Look through the listing below for the line containing "Write a Python". Copy it and each line after it up to and including the line containing "plt.rcParams['font.family'] = ['Roboto', 'DejaVu", exactly, leaving out pictures.

--- Begin EXTRACTED DATA ---

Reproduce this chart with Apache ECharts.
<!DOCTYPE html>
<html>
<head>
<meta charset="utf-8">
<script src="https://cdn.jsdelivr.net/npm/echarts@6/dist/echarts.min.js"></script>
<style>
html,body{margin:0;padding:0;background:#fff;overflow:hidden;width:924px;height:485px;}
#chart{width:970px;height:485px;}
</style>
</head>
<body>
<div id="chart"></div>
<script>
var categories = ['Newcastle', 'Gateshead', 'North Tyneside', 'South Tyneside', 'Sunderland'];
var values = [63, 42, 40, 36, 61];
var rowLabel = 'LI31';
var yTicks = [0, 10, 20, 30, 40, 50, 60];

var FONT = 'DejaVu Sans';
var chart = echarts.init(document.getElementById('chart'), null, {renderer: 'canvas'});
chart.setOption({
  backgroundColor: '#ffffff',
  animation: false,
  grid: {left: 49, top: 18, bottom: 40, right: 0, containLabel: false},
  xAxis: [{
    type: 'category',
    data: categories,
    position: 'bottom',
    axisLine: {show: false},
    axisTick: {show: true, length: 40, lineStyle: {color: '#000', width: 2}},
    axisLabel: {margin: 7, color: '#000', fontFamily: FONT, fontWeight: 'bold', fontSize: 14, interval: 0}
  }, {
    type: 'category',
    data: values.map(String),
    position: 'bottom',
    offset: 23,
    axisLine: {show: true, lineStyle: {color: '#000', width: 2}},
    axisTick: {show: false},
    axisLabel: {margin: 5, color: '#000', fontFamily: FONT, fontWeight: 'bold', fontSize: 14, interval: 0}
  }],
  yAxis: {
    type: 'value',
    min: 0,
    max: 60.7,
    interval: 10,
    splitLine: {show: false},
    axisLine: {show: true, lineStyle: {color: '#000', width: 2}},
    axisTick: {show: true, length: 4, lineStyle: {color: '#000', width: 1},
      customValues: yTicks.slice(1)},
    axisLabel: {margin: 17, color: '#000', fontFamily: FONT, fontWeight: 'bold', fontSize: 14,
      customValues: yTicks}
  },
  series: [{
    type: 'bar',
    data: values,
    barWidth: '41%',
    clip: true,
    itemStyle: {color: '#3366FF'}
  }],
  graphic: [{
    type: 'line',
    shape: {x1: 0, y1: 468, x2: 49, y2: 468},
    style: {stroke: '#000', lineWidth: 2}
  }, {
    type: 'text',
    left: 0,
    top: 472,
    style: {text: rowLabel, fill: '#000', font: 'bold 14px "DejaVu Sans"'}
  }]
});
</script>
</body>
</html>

--- End EXTRACTED DATA ---
--- Begin EXTRACTED DATA ---

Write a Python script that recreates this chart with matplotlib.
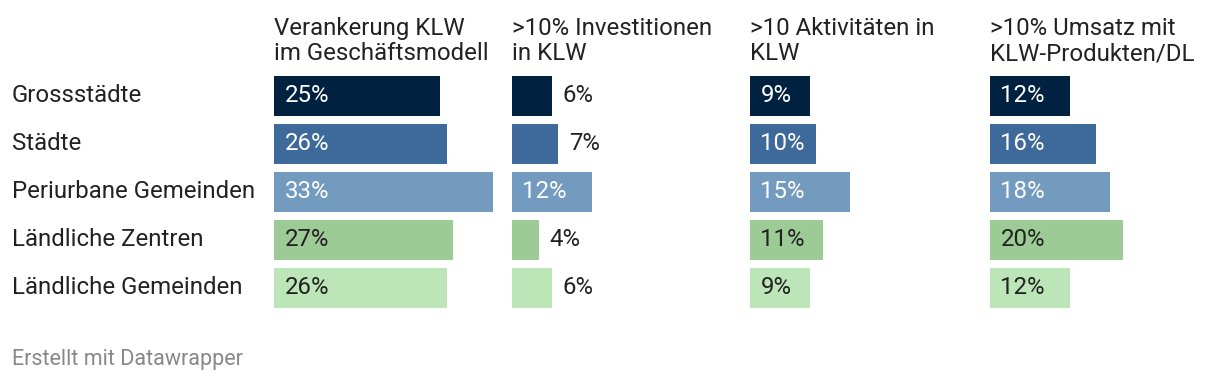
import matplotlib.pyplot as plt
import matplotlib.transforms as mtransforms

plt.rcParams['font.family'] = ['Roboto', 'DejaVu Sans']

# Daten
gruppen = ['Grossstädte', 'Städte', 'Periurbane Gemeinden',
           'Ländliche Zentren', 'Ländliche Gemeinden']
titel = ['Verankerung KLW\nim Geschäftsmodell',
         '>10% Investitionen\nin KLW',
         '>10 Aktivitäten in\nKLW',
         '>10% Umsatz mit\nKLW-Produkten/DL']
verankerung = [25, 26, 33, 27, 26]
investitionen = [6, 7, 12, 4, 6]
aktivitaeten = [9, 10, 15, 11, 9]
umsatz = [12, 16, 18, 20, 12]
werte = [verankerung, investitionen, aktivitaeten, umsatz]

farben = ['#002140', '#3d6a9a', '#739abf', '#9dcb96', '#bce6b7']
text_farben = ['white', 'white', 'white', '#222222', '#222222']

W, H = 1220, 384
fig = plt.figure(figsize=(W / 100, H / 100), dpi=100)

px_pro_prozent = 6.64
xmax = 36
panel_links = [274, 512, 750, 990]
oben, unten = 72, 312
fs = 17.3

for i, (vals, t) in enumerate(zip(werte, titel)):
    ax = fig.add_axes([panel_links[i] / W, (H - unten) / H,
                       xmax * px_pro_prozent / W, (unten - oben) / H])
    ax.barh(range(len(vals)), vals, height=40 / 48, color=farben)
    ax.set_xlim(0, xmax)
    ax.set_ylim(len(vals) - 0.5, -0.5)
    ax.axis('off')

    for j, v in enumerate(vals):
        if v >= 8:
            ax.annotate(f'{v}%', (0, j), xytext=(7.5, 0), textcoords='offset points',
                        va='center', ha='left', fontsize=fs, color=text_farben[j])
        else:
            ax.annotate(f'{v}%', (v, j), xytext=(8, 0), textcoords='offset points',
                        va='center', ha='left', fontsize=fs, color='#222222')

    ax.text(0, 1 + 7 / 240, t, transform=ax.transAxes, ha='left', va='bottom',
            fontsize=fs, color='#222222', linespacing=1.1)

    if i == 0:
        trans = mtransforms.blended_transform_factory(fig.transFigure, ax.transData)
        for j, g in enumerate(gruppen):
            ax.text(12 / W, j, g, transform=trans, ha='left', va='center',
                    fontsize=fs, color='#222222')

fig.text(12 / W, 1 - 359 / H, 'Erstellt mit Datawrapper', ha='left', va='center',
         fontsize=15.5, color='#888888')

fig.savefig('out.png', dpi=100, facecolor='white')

--- End EXTRACTED DATA ---

EXERCISE OUTPUT »
Write a Python script that recreates this chart with matplotlib.
import matplotlib.pyplot as plt
import matplotlib.transforms as mtransforms

plt.rcParams['font.family'] = ['Roboto', 'DejaVu Sans']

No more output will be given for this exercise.